Il Papa, pochi giorni fa, incontrando i medici cattolici ha detto che l'eutanasia è “espressione di falsa compassione”, ma perché non si ammette il diritto di ogni persona di morire con dignità?

«Questo diritto esiste e la Chiesa lo ribadisce. Morire con dignità significa tutelare la dignità del morente, non costringerlo a vivere, permettergli di morire con l’assistenza umana, con le cure palliative, ma non vuol dire uccidere una persona. Ribadisco la differenza tra lasciar morire e uccidere, tra rinunciare all’accanimento terapeutico e eutanasia diretta. Ma vorrei sottolineare di nuovo l’aspetto che ogni situazione è un dramma di persone concrete, dei pazienti e dei loro familiari. Hanno bisogno di aiuto, di vicinanza, di sostegno».
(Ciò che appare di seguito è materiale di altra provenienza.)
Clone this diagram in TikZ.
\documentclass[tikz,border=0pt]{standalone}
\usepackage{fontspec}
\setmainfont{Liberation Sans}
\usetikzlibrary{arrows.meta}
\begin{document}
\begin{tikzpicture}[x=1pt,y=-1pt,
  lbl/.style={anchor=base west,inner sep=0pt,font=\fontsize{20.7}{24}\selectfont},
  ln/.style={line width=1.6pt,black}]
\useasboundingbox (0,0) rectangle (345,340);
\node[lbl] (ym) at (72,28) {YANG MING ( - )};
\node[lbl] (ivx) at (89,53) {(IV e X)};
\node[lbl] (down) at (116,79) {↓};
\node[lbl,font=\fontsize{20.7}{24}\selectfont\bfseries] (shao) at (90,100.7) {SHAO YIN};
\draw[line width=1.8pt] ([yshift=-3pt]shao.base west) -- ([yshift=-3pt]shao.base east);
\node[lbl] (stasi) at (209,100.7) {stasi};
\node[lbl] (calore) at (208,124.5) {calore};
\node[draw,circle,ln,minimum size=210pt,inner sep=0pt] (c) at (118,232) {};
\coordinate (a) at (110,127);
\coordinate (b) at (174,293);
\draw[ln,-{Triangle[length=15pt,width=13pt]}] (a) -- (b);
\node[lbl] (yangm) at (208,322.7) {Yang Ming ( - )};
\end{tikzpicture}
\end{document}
Se per La Chiesa la morte non è la fine di tutto, ma l'inizio di una nuova vita, perché tenere in vita anche chi, se potesse scegliere, chiederebbe di potersene andare?

«È vero, secondo la fede cristiana la morte è la soglia verso il compimento della vita. Nella prospettiva cristiana la vita terrestre è un dono di Dio, che ha un valore alto, tanto alto che é sempre meglio essere vivi che morti. La domanda difficile è questa: dal diritto di vita deriva anche un dovere di vivere? Molto probabilmente no. Se una persona veramente sceglie con piena libertà e coscienza di non volere più vivere, allora troverà un modo di togliersi la vita. Ma questo non significa un diritto di essere uccisa, cioé un diritto al suicidio assistito oppure all'eutanasia diretta. Dal modo in cui è posta la sua domanda, la posizione della chiesa potrebbe risultare quasi una contraddizione, ma credo piuttosto che la chiesa cerchi di tutelare la vita terrestre e allo stesso momento di aprire la speranza, nel senso che la morte non è la fine».